It’s good that Edward Said got far enough with the writing of this book to allow it to be published posthumously. It’s sad, though, that he was not able to finish it himself. The editors spliced together notes, lectures and essays into a book, without having to add any bridging paragraphs or explanations — all the words are Said’s.
But the trouble is that it reads like a bunch of essays and lecture notes spliced together. There’s nothing really tying it all together, apart from the overall theme of ‘lateness’. For Said, this means artists who towards the end of their careers do not bask in their achievements but remain dissatisfied: ‘artistic lateness not as harmony and resolution but as intransigence, difficulty and unresolved contradiction.’ He is interested in artists who find themselves apart from their contemporaries, yet refuse to age gracefully. ‘It is as if having achieved age, they want none of its supposed serenity or maturity, or any of its amiability or official ingratiation. Yet in none of them is mortality denied or evaded, but keeps coming back as the theme of death which undermines, and strangely elevates their uses of language and the asthetic.’
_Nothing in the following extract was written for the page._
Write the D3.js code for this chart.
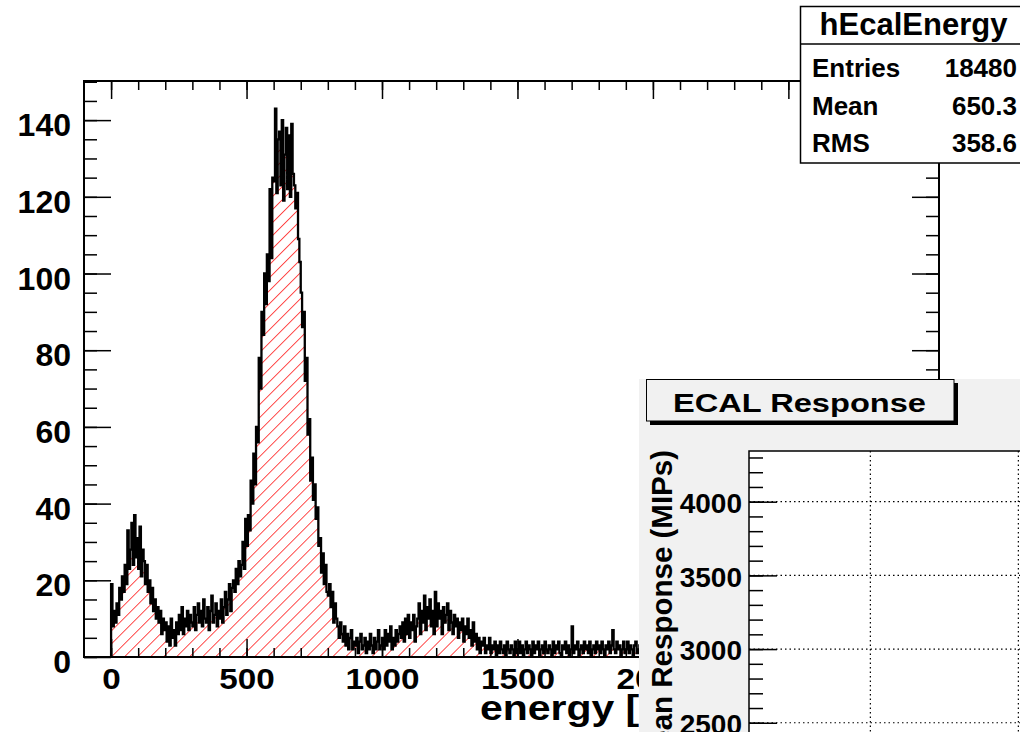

Unfortunately, such passages are few and far between in ‘On Late Style.’ The book is mostly just an essay on Beethoven followed by an essay on Glenn Gould, followed by one on Benjamin Britten. All are interesting in their way, although I suffered from not being familiar with many of the examples he draws on. With a few months more work, they could have been shaped into a book, with a strong theme developed and the relevance of each essay made clear. Sadly that is just what was lacking, and so we are left with a half-formed book, promising much but leaving this reader wanting more.